START DATA SEGMENT
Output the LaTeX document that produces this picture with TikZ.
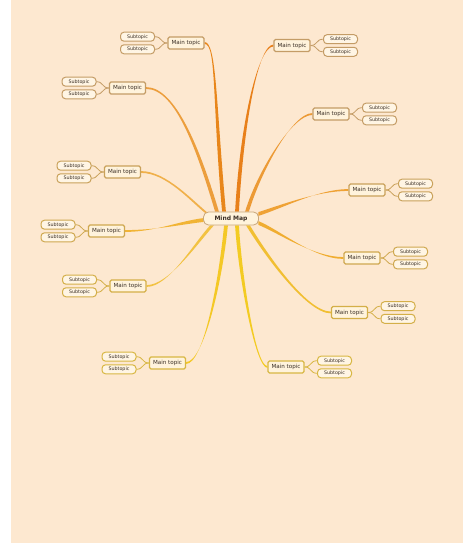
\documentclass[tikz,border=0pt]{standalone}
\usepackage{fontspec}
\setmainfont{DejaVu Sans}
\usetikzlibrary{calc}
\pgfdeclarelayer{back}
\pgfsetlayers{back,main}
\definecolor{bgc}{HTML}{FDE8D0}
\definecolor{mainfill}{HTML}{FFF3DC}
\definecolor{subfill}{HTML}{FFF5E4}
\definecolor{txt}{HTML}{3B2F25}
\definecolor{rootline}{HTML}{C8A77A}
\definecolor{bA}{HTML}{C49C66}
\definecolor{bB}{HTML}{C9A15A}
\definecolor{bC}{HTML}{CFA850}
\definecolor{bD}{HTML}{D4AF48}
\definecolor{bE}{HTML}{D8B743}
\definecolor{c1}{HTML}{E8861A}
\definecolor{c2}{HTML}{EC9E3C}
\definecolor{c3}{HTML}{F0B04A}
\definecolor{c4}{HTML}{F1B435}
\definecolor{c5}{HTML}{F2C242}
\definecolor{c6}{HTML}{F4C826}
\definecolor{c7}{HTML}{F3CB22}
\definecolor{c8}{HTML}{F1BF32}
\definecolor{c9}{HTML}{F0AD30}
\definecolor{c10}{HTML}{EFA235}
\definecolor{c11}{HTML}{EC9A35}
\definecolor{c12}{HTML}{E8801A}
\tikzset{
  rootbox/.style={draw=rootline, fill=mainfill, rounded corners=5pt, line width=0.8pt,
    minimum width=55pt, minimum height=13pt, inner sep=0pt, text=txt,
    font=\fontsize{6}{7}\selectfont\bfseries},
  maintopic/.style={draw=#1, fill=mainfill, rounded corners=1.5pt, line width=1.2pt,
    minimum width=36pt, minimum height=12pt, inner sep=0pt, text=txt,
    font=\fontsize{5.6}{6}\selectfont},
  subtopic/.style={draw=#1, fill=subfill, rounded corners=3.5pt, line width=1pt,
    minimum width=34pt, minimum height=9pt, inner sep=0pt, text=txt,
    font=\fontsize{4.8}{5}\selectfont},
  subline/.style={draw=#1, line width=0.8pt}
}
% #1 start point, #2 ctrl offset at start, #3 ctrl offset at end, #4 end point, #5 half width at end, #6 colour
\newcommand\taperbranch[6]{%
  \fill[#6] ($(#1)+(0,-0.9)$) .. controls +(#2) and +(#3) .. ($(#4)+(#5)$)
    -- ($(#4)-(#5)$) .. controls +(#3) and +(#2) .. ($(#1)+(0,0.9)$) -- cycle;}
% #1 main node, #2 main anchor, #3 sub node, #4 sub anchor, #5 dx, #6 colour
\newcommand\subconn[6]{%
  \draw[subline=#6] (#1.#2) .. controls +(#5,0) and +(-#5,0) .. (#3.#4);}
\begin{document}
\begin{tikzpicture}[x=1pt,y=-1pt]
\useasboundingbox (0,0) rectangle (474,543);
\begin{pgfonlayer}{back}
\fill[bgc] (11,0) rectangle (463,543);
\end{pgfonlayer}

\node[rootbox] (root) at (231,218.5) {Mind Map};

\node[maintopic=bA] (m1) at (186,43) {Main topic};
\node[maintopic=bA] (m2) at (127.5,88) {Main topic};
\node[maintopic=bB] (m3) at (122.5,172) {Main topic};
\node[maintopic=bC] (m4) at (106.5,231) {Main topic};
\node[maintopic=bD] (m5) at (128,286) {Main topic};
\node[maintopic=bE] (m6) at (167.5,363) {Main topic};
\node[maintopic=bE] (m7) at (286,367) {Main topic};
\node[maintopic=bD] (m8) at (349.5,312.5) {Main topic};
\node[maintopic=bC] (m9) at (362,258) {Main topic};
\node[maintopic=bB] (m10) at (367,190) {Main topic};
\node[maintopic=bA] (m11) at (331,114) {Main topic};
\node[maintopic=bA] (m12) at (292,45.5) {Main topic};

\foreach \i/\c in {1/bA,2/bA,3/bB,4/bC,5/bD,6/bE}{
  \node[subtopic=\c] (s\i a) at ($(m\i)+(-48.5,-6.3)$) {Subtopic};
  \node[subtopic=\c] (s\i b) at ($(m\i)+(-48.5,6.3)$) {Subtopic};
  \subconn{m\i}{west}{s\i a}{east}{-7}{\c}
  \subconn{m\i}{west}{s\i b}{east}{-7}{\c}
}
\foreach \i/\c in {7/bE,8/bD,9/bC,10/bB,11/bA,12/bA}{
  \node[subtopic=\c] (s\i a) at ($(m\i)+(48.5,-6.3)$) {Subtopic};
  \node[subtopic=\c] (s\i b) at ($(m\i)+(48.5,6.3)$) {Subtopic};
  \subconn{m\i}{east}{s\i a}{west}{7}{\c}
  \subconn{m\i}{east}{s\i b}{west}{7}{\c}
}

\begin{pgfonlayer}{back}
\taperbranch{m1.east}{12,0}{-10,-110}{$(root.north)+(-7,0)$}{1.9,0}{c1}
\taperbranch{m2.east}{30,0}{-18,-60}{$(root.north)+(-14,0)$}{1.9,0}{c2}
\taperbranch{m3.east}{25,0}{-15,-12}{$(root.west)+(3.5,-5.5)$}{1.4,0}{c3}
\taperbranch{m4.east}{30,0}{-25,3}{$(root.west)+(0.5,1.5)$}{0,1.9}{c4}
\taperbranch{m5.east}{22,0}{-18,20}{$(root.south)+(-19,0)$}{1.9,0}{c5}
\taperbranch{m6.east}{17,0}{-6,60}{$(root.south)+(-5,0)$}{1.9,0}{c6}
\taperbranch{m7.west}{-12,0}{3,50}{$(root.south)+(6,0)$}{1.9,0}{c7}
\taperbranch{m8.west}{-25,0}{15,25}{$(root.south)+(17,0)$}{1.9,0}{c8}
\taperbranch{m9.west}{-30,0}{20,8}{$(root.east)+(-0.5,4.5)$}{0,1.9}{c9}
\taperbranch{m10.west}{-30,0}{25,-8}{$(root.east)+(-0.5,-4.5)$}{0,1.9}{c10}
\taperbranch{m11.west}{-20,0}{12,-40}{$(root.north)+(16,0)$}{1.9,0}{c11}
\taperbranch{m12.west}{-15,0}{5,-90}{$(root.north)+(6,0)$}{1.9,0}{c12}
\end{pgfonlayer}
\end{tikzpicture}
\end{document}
END DATA SEGMENT
__WHAT THE TASK ASKS__: Leaving the pictures aside, transcribe the entire listing exactly.

__THE REPLY__:
Output the LaTeX document that produces this picture with TikZ.
\documentclass[tikz,border=0pt]{standalone}
\usepackage{fontspec}
\setmainfont{DejaVu Sans}
\usetikzlibrary{calc}
\pgfdeclarelayer{back}
\pgfsetlayers{back,main}
\definecolor{bgc}{HTML}{FDE8D0}
\definecolor{mainfill}{HTML}{FFF3DC}
\definecolor{subfill}{HTML}{FFF5E4}
\definecolor{txt}{HTML}{3B2F25}
\definecolor{rootline}{HTML}{C8A77A}
\definecolor{bA}{HTML}{C49C66}
\definecolor{bB}{HTML}{C9A15A}
\definecolor{bC}{HTML}{CFA850}
\definecolor{bD}{HTML}{D4AF48}
\definecolor{bE}{HTML}{D8B743}
\definecolor{c1}{HTML}{E8861A}
\definecolor{c2}{HTML}{EC9E3C}
\definecolor{c3}{HTML}{F0B04A}
\definecolor{c4}{HTML}{F1B435}
\definecolor{c5}{HTML}{F2C242}
\definecolor{c6}{HTML}{F4C826}
\definecolor{c7}{HTML}{F3CB22}
\definecolor{c8}{HTML}{F1BF32}
\definecolor{c9}{HTML}{F0AD30}
\definecolor{c10}{HTML}{EFA235}
\definecolor{c11}{HTML}{EC9A35}
\definecolor{c12}{HTML}{E8801A}
\tikzset{
  rootbox/.style={draw=rootline, fill=mainfill, rounded corners=5pt, line width=0.8pt,
    minimum width=55pt, minimum height=13pt, inner sep=0pt, text=txt,
    font=\fontsize{6}{7}\selectfont\bfseries},
  maintopic/.style={draw=#1, fill=mainfill, rounded corners=1.5pt, line width=1.2pt,
    minimum width=36pt, minimum height=12pt, inner sep=0pt, text=txt,
    font=\fontsize{5.6}{6}\selectfont},
  subtopic/.style={draw=#1, fill=subfill, rounded corners=3.5pt, line width=1pt,
    minimum width=34pt, minimum height=9pt, inner sep=0pt, text=txt,
    font=\fontsize{4.8}{5}\selectfont},
  subline/.style={draw=#1, line width=0.8pt}
}
% #1 start point, #2 ctrl offset at start, #3 ctrl offset at end, #4 end point, #5 half width at end, #6 colour
\newcommand\taperbranch[6]{%
  \fill[#6] ($(#1)+(0,-0.9)$) .. controls +(#2) and +(#3) .. ($(#4)+(#5)$)
    -- ($(#4)-(#5)$) .. controls +(#3) and +(#2) .. ($(#1)+(0,0.9)$) -- cycle;}
% #1 main node, #2 main anchor, #3 sub node, #4 sub anchor, #5 dx, #6 colour
\newcommand\subconn[6]{%
  \draw[subline=#6] (#1.#2) .. controls +(#5,0) and +(-#5,0) .. (#3.#4);}
\begin{document}
\begin{tikzpicture}[x=1pt,y=-1pt]
\useasboundingbox (0,0) rectangle (474,543);
\begin{pgfonlayer}{back}
\fill[bgc] (11,0) rectangle (463,543);
\end{pgfonlayer}

\node[rootbox] (root) at (231,218.5) {Mind Map};

\node[maintopic=bA] (m1) at (186,43) {Main topic};
\node[maintopic=bA] (m2) at (127.5,88) {Main topic};
\node[maintopic=bB] (m3) at (122.5,172) {Main topic};
\node[maintopic=bC] (m4) at (106.5,231) {Main topic};
\node[maintopic=bD] (m5) at (128,286) {Main topic};
\node[maintopic=bE] (m6) at (167.5,363) {Main topic};
\node[maintopic=bE] (m7) at (286,367) {Main topic};
\node[maintopic=bD] (m8) at (349.5,312.5) {Main topic};
\node[maintopic=bC] (m9) at (362,258) {Main topic};
\node[maintopic=bB] (m10) at (367,190) {Main topic};
\node[maintopic=bA] (m11) at (331,114) {Main topic};
\node[maintopic=bA] (m12) at (292,45.5) {Main topic};

\foreach \i/\c in {1/bA,2/bA,3/bB,4/bC,5/bD,6/bE}{
  \node[subtopic=\c] (s\i a) at ($(m\i)+(-48.5,-6.3)$) {Subtopic};
  \node[subtopic=\c] (s\i b) at ($(m\i)+(-48.5,6.3)$) {Subtopic};
  \subconn{m\i}{west}{s\i a}{east}{-7}{\c}
  \subconn{m\i}{west}{s\i b}{east}{-7}{\c}
}
\foreach \i/\c in {7/bE,8/bD,9/bC,10/bB,11/bA,12/bA}{
  \node[subtopic=\c] (s\i a) at ($(m\i)+(48.5,-6.3)$) {Subtopic};
  \node[subtopic=\c] (s\i b) at ($(m\i)+(48.5,6.3)$) {Subtopic};
  \subconn{m\i}{east}{s\i a}{west}{7}{\c}
  \subconn{m\i}{east}{s\i b}{west}{7}{\c}
}

\begin{pgfonlayer}{back}
\taperbranch{m1.east}{12,0}{-10,-110}{$(root.north)+(-7,0)$}{1.9,0}{c1}
\taperbranch{m2.east}{30,0}{-18,-60}{$(root.north)+(-14,0)$}{1.9,0}{c2}
\taperbranch{m3.east}{25,0}{-15,-12}{$(root.west)+(3.5,-5.5)$}{1.4,0}{c3}
\taperbranch{m4.east}{30,0}{-25,3}{$(root.west)+(0.5,1.5)$}{0,1.9}{c4}
\taperbranch{m5.east}{22,0}{-18,20}{$(root.south)+(-19,0)$}{1.9,0}{c5}
\taperbranch{m6.east}{17,0}{-6,60}{$(root.south)+(-5,0)$}{1.9,0}{c6}
\taperbranch{m7.west}{-12,0}{3,50}{$(root.south)+(6,0)$}{1.9,0}{c7}
\taperbranch{m8.west}{-25,0}{15,25}{$(root.south)+(17,0)$}{1.9,0}{c8}
\taperbranch{m9.west}{-30,0}{20,8}{$(root.east)+(-0.5,4.5)$}{0,1.9}{c9}
\taperbranch{m10.west}{-30,0}{25,-8}{$(root.east)+(-0.5,-4.5)$}{0,1.9}{c10}
\taperbranch{m11.west}{-20,0}{12,-40}{$(root.north)+(16,0)$}{1.9,0}{c11}
\taperbranch{m12.west}{-15,0}{5,-90}{$(root.north)+(6,0)$}{1.9,0}{c12}
\end{pgfonlayer}
\end{tikzpicture}
\end{document}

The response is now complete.